INPUT RECORDS >>
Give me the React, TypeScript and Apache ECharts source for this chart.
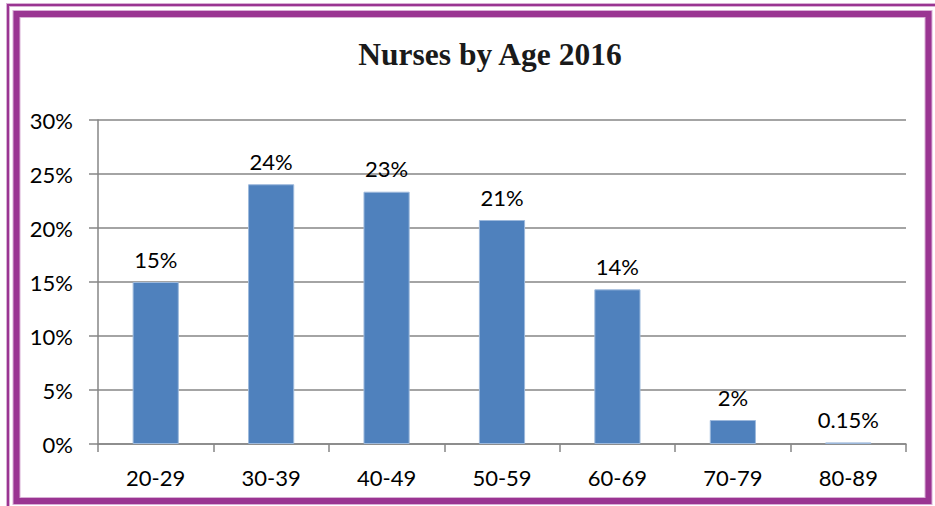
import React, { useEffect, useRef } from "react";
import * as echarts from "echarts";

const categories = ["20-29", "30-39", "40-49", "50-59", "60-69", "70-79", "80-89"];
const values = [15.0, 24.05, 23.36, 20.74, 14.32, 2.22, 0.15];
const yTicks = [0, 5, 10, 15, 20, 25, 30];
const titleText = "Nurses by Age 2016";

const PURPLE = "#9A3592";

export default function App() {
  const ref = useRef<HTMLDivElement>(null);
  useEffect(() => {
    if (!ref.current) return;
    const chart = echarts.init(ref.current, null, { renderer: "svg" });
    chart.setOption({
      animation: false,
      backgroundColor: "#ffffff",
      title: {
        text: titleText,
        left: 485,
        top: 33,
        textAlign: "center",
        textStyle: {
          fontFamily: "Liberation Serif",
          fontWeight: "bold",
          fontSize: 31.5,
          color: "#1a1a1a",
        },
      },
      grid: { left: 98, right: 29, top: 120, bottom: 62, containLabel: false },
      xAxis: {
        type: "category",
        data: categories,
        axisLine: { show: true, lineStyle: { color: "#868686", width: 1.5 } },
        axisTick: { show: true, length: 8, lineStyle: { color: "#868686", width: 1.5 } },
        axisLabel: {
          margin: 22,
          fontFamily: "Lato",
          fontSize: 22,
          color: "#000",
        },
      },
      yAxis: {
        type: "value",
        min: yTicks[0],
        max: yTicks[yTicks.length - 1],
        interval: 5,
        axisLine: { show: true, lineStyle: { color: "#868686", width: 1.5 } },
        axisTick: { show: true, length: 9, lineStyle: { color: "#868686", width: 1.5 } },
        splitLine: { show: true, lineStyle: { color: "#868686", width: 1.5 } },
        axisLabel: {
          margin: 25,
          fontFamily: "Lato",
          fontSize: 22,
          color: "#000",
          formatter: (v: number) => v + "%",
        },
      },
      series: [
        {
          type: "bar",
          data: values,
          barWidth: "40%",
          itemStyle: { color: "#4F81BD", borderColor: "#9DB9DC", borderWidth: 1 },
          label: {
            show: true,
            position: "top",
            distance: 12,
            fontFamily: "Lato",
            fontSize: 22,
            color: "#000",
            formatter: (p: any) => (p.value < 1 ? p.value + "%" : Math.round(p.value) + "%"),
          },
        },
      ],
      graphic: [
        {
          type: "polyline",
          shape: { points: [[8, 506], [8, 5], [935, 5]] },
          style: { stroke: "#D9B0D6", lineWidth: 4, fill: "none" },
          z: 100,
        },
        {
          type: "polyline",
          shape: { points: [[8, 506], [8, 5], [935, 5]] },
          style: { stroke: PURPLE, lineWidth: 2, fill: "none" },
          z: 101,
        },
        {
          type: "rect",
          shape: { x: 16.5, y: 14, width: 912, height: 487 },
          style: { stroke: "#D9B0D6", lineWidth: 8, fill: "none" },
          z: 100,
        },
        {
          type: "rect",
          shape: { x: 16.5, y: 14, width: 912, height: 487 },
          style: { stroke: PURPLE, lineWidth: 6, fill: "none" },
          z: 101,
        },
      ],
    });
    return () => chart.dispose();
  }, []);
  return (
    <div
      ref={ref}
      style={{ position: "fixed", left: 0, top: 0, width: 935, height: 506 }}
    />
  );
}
--
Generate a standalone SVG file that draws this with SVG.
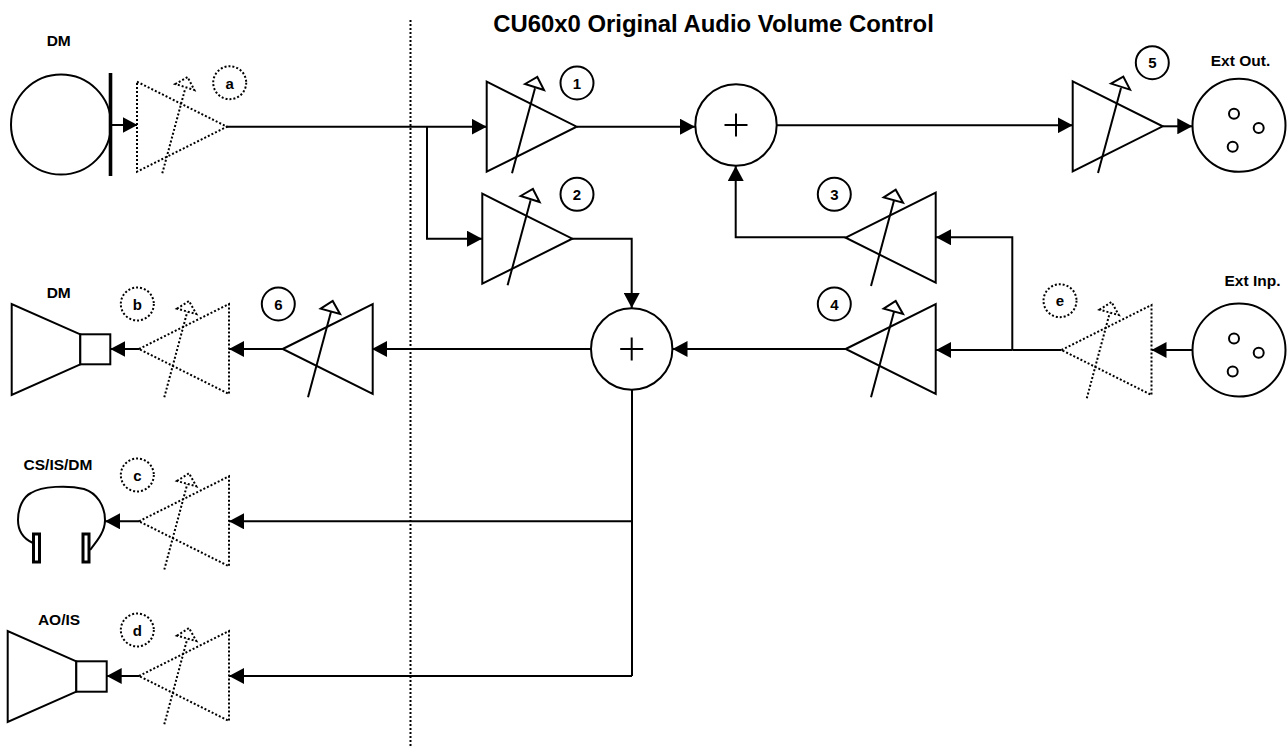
==
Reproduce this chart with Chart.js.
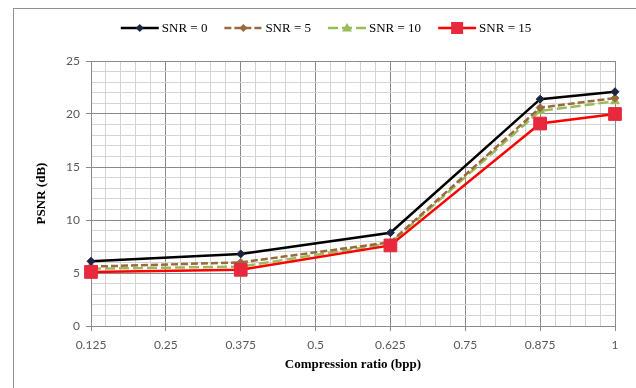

AIM >> Lines that hold "with" are the ones to copy; find all of them.

FINISHED EXERCISE >>
Generate a standalone SVG file that draws this with SVG.
Reproduce this chart with Chart.js.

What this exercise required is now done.